• Exercise goal
Repeat exactly each line of the data provided below.
┌────────
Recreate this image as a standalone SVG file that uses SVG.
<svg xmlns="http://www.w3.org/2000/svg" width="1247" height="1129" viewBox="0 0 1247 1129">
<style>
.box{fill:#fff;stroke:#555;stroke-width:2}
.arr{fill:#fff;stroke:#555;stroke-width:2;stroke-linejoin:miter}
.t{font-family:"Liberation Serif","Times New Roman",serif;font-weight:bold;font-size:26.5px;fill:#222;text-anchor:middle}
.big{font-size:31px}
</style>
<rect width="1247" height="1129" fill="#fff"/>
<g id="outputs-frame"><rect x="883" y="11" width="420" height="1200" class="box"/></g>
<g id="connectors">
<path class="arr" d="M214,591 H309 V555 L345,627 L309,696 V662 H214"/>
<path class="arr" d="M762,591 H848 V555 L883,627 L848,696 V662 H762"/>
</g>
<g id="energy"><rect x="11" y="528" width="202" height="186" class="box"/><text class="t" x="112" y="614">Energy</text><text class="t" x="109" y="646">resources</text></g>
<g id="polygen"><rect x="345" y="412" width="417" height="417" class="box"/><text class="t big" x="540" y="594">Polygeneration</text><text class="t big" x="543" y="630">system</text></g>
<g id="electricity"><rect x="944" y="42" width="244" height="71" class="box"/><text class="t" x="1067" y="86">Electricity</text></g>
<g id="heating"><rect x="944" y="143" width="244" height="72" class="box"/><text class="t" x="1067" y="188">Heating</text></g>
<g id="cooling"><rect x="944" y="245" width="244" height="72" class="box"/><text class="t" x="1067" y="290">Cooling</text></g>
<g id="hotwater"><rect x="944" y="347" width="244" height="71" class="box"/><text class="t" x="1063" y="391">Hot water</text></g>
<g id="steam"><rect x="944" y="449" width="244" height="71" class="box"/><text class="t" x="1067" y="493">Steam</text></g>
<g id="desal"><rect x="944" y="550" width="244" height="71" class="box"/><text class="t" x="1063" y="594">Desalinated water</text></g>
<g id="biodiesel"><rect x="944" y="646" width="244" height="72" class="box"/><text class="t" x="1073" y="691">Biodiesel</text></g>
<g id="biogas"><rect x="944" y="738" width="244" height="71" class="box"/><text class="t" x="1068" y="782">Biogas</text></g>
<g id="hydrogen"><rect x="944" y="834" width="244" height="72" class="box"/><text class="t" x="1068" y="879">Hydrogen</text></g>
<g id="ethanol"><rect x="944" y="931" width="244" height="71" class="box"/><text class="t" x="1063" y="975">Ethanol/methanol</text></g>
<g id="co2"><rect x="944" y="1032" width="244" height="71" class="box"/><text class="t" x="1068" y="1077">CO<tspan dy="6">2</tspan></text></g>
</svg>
└────────
• Complete answer
Recreate this image as a standalone SVG file that uses SVG.
<svg xmlns="http://www.w3.org/2000/svg" width="1247" height="1129" viewBox="0 0 1247 1129">
<style>
.box{fill:#fff;stroke:#555;stroke-width:2}
.arr{fill:#fff;stroke:#555;stroke-width:2;stroke-linejoin:miter}
.t{font-family:"Liberation Serif","Times New Roman",serif;font-weight:bold;font-size:26.5px;fill:#222;text-anchor:middle}
.big{font-size:31px}
</style>
<rect width="1247" height="1129" fill="#fff"/>
<g id="outputs-frame"><rect x="883" y="11" width="420" height="1200" class="box"/></g>
<g id="connectors">
<path class="arr" d="M214,591 H309 V555 L345,627 L309,696 V662 H214"/>
<path class="arr" d="M762,591 H848 V555 L883,627 L848,696 V662 H762"/>
</g>
<g id="energy"><rect x="11" y="528" width="202" height="186" class="box"/><text class="t" x="112" y="614">Energy</text><text class="t" x="109" y="646">resources</text></g>
<g id="polygen"><rect x="345" y="412" width="417" height="417" class="box"/><text class="t big" x="540" y="594">Polygeneration</text><text class="t big" x="543" y="630">system</text></g>
<g id="electricity"><rect x="944" y="42" width="244" height="71" class="box"/><text class="t" x="1067" y="86">Electricity</text></g>
<g id="heating"><rect x="944" y="143" width="244" height="72" class="box"/><text class="t" x="1067" y="188">Heating</text></g>
<g id="cooling"><rect x="944" y="245" width="244" height="72" class="box"/><text class="t" x="1067" y="290">Cooling</text></g>
<g id="hotwater"><rect x="944" y="347" width="244" height="71" class="box"/><text class="t" x="1063" y="391">Hot water</text></g>
<g id="steam"><rect x="944" y="449" width="244" height="71" class="box"/><text class="t" x="1067" y="493">Steam</text></g>
<g id="desal"><rect x="944" y="550" width="244" height="71" class="box"/><text class="t" x="1063" y="594">Desalinated water</text></g>
<g id="biodiesel"><rect x="944" y="646" width="244" height="72" class="box"/><text class="t" x="1073" y="691">Biodiesel</text></g>
<g id="biogas"><rect x="944" y="738" width="244" height="71" class="box"/><text class="t" x="1068" y="782">Biogas</text></g>
<g id="hydrogen"><rect x="944" y="834" width="244" height="72" class="box"/><text class="t" x="1068" y="879">Hydrogen</text></g>
<g id="ethanol"><rect x="944" y="931" width="244" height="71" class="box"/><text class="t" x="1063" y="975">Ethanol/methanol</text></g>
<g id="co2"><rect x="944" y="1032" width="244" height="71" class="box"/><text class="t" x="1068" y="1077">CO<tspan dy="6">2</tspan></text></g>
</svg>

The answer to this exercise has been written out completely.